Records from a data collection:
****

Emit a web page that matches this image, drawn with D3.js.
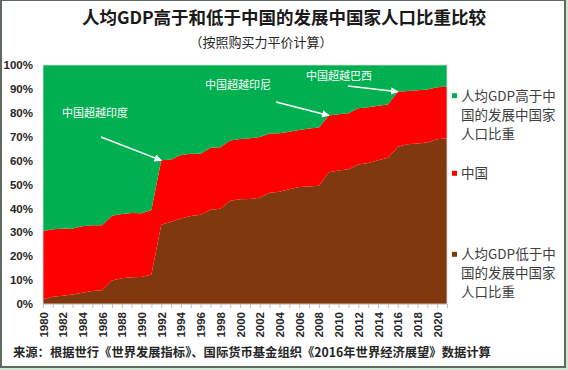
<!DOCTYPE html>
<html>
<head>
<meta charset="utf-8">
<script src="https://cdn.jsdelivr.net/npm/d3@7"></script>
<style>
  body { margin: 0; background: #fff; }
  svg { display: block; }
</style>
</head>
<body>
<svg width="568" height="370"></svg>
<script>
// Data (shares of developing-country population, %)
const years = d3.range(1980, 2022);
const lowerShare = [2.0, 3.0, 3.5, 4.0, 4.7, 5.4, 5.8, 9.8, 10.8, 11.2, 11.3, 12.3, 33.2, 34.4, 35.8, 36.8, 37.3, 39.4, 39.9, 43.2,
  43.8, 43.9, 44.5, 46.6, 47.0, 48.0, 49.0, 49.2, 49.5, 55.1, 55.9, 56.4, 58.4, 59.0, 60.1, 61.2, 65.8, 66.8, 67.2, 67.6, 68.9, 69.3];
const chinaShare = [28.5, 28.3, 28.0, 27.6, 27.8, 27.6, 27.2, 27.1, 26.9, 26.9, 26.7, 27.0, 26.9, 26.1, 26.5, 26.1, 25.6, 26.0, 25.7, 25.2,
  25.2, 25.4, 25.4, 24.7, 24.4, 24.1, 23.8, 24.2, 24.3, 23.8, 23.5, 23.4, 23.5, 23.3, 22.9, 22.3, 23.0, 22.3, 22.2, 22.1, 21.8, 21.6];
const higherShare = [69.5, 68.7, 68.5, 68.4, 67.5, 67.0, 67.0, 63.1, 62.3, 61.9, 62.0, 60.7, 39.9, 39.5, 37.7, 37.1, 37.1, 34.6, 34.4, 31.6,
  31.0, 30.7, 30.1, 28.7, 28.6, 27.9, 27.2, 26.6, 26.2, 21.1, 20.6, 20.2, 18.1, 17.7, 17.0, 16.5, 11.2, 10.9, 10.6, 10.3, 9.3, 9.1];
const yTicks = [0, 10, 20, 30, 40, 50, 60, 70, 80, 90, 100];
const seriesKeys = ["lower", "china", "higher"];
const seriesColors = { lower: "#80390e", china: "#ff0000", higher: "#00b050" };
const legendItems = [
  { key: "higher", lines: ["人均GDP高于中", "国的发展中国家", "人口比重"] },
  { key: "china", lines: ["中国"] },
  { key: "lower", lines: ["人均GDP低于中", "国的发展中国家", "人口比重"] }
];
const notes = [
  { text: "中国超越印度", year: 1992 },
  { text: "中国超越印尼", year: 2009 },
  { text: "中国超越巴西", year: 2016 }
];

const table = years.map((yr, i) => ({ year: yr, lower: lowerShare[i], china: chinaShare[i], higher: higherShare[i] }));

const svg = d3.select("svg");
const cjk = "'Noto Sans CJK SC', 'Noto Sans', sans-serif";

// frame
svg.append("rect").attr("width", 568).attr("height", 370).attr("fill", "#cfe8cf");
svg.append("rect").attr("x", 0).attr("y", 0).attr("width", 566).attr("height", 368).attr("fill", "#5f6b60");
svg.append("rect").attr("x", 2).attr("y", 1).attr("width", 562).attr("height", 365).attr("fill", "#fff");

const plot = { left: 43, right: 447, top: 65, bottom: 304 };

const x = d3.scaleLinear().domain([1980, 2021]).range([plot.left, plot.right]);
const y = d3.scaleLinear().domain([0, 100]).range([plot.bottom, plot.top]);

const stacked = d3.stack().keys(seriesKeys)(table);

const area = d3.area()
  .x(d => x(d.data.year))
  .y0(d => y(d[0]))
  .y1(d => y(d[1]));

svg.append("g").selectAll("path")
  .data(stacked)
  .join("path")
  .attr("fill", d => seriesColors[d.key])
  .attr("d", area);

// plot border
svg.append("rect")
  .attr("x", plot.left).attr("y", plot.top)
  .attr("width", plot.right - plot.left).attr("height", plot.bottom - plot.top)
  .attr("fill", "none").attr("stroke", "#d9d9d9").attr("stroke-width", 0.8);

// y axis
const yAxis = svg.append("g")
  .attr("transform", `translate(${plot.left},0)`)
  .call(d3.axisLeft(y).tickValues(yTicks).tickSize(0).tickPadding(10).tickFormat(d => d + "%"));
yAxis.select(".domain").remove();
yAxis.selectAll("text")
  .attr("font-family", "'Liberation Sans', Arial, sans-serif")
  .attr("font-weight", "bold").attr("font-size", 11.5).attr("fill", "#262626");

// x axis
const xAxis = svg.append("g")
  .attr("transform", `translate(0,${plot.bottom})`)
  .call(d3.axisBottom(x).tickValues(years).tickSize(4).tickFormat(d => d % 2 === 0 ? d : ""));
xAxis.select(".domain").attr("stroke", "#d9d9d9");
xAxis.selectAll(".tick line").attr("stroke", "#bfbfbf");
xAxis.selectAll("text")
  .attr("font-family", "'Liberation Sans', Arial, sans-serif")
  .attr("font-weight", "bold").attr("font-size", 11.5).attr("fill", "#262626")
  .attr("text-anchor", "end")
  .attr("transform", "rotate(-90)")
  .attr("x", -8).attr("y", 0).attr("dy", "0.35em");

// annotations
const defs = svg.append("defs");
defs.append("marker")
  .attr("id", "arrowhead").attr("viewBox", "0 0 10 10")
  .attr("refX", 9).attr("refY", 5)
  .attr("markerWidth", 5).attr("markerHeight", 5)
  .attr("orient", "auto")
  .append("path").attr("d", "M0,0L10,5L0,10Z").attr("fill", "#fff");

const noteLayout = [
  { tx: 95, ty: 117, ax: 101, ay: 137 },
  { tx: 238, ty: 89, ax: 276, ay: 102 },
  { tx: 339, ty: 80, ax: 348, ay: 86 }
];
notes.forEach((n, i) => {
  const L = noteLayout[i];
  const idx = years.indexOf(n.year);
  const px = x(n.year), py = y(lowerShare[idx] + chinaShare[idx]);
  svg.append("text")
    .attr("x", L.tx).attr("y", L.ty)
    .attr("text-anchor", "middle")
    .attr("font-family", cjk).attr("font-size", 11).attr("fill", "#fff")
    .text(n.text);
  svg.append("line")
    .attr("x1", L.ax).attr("y1", L.ay).attr("x2", px).attr("y2", py)
    .attr("stroke", "#fff").attr("stroke-width", 1.5)
    .attr("marker-end", "url(#arrowhead)");
});

// legend
const legendY = { higher: 95.7, china: 173.3, lower: 254.3 };
legendItems.forEach(item => {
  const g = svg.append("g");
  const y0 = legendY[item.key];
  g.append("rect")
    .attr("x", 452).attr("y", y0 - 2.5).attr("width", 5).attr("height", 5)
    .attr("fill", seriesColors[item.key]);
  item.lines.forEach((ln, j) => {
    g.append("text")
      .attr("x", 461).attr("y", y0 + j * 19).attr("dy", "0.36em")
      .attr("font-family", cjk).attr("font-size", 13.5).attr("fill", "#404040")
      .text(ln);
  });
});

// titles
svg.append("text")
  .attr("x", 284).attr("y", 24).attr("text-anchor", "middle")
  .attr("font-family", cjk).attr("font-weight", "bold").attr("font-size", 17.5).attr("fill", "#1a1a1a")
  .text("人均GDP高于和低于中国的发展中国家人口比重比较");
svg.append("text")
  .attr("x", 261).attr("y", 47).attr("text-anchor", "middle")
  .attr("font-family", cjk).attr("font-size", 13).attr("fill", "#262626")
  .text("（按照购买力平价计算）");

// source
svg.append("text")
  .attr("x", 13).attr("y", 357)
  .attr("font-family", cjk).attr("font-weight", "bold").attr("font-size", 12.3).attr("fill", "#262626")
  .text("来源：根据世行《世界发展指标》、国际货币基金组织《2016年世界经济展望》数据计算");
</script>
</body>
</html>
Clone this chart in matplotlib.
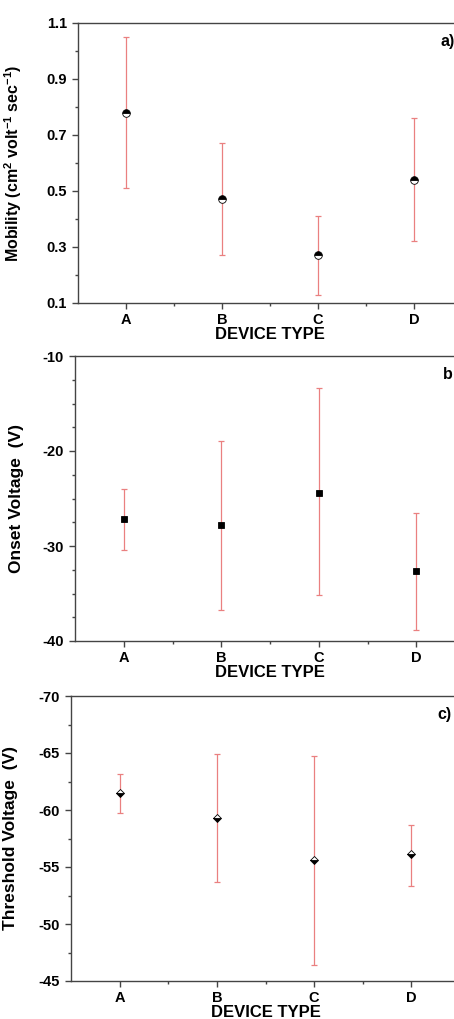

****

Objective
Look through the data and gather every line with the string "this" in it.

The response
Emit a web page that matches this image, drawn with D3.js.
Clone this chart in matplotlib.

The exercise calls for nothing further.